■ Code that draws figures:
-- Begin --

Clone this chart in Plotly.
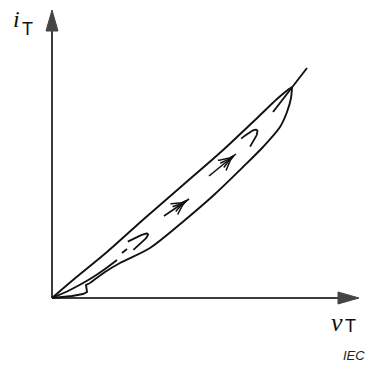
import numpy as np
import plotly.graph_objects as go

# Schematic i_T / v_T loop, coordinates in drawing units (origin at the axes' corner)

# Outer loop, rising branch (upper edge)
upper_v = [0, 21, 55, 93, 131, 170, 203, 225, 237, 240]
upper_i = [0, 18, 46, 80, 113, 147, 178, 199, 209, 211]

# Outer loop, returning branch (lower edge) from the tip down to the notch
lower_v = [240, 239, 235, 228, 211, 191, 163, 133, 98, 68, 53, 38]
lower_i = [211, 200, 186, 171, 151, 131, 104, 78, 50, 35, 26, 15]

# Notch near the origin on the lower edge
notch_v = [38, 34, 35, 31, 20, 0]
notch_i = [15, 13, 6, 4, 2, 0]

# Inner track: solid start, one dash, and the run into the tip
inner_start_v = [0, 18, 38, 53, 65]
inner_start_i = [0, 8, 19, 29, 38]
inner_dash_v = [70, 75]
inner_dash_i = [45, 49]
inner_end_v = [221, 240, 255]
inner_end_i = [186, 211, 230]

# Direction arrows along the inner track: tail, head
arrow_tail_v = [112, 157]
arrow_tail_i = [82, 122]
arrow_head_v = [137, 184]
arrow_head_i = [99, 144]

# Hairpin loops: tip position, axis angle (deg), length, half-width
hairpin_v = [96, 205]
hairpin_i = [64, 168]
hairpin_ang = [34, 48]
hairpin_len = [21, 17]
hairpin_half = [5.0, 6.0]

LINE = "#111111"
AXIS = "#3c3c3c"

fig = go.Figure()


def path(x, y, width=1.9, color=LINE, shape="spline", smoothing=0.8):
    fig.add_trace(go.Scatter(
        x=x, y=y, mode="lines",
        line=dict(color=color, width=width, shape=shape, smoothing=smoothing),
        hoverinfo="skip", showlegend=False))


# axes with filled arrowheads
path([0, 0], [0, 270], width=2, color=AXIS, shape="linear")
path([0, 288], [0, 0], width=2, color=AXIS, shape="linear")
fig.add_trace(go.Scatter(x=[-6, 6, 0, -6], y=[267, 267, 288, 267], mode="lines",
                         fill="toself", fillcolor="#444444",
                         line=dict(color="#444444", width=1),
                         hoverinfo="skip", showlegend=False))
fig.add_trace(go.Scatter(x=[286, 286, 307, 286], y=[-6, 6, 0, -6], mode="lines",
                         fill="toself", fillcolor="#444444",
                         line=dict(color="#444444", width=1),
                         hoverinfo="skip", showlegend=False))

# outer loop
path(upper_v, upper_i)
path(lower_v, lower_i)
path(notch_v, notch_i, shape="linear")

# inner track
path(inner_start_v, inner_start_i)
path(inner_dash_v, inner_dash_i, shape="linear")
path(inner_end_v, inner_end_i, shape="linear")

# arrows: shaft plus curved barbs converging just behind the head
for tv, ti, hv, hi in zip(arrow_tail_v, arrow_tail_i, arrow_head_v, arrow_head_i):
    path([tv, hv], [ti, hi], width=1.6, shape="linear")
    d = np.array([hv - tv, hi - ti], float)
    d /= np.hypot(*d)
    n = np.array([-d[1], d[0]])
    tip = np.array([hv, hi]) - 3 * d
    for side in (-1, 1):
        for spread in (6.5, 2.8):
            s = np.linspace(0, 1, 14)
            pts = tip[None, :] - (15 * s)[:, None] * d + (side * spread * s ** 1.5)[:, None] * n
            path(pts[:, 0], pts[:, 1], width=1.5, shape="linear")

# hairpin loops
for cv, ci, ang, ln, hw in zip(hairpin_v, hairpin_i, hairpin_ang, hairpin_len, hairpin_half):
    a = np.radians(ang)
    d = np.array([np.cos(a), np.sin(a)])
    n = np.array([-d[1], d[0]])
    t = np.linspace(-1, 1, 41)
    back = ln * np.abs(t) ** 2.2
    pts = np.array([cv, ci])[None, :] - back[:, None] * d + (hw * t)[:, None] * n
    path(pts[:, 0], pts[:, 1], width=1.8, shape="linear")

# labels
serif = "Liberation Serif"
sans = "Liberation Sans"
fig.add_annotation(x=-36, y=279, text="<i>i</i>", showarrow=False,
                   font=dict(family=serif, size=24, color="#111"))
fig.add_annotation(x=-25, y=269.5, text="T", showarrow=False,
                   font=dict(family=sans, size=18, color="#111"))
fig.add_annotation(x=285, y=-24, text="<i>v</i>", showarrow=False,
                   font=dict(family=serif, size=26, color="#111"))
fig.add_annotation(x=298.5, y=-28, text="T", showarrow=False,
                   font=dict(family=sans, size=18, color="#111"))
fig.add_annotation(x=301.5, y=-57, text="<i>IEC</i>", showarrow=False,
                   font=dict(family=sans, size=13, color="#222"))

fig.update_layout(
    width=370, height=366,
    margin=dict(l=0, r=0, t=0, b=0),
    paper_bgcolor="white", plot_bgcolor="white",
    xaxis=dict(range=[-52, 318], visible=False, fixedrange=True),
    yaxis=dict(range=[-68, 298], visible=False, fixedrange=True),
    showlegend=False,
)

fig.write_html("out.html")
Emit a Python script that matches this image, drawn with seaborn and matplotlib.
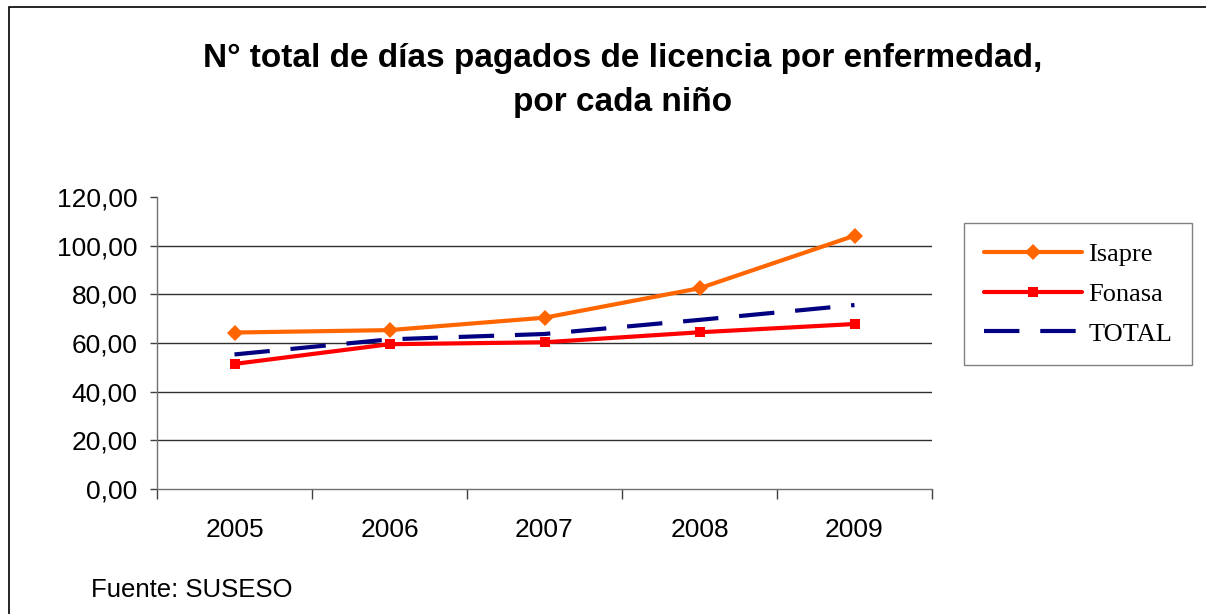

-- End --

■ What is being asked:
Pull out every line above that holds the word "this".

■ Output of the exercise:
Clone this chart in Plotly.
Emit a Python script that matches this image, drawn with seaborn and matplotlib.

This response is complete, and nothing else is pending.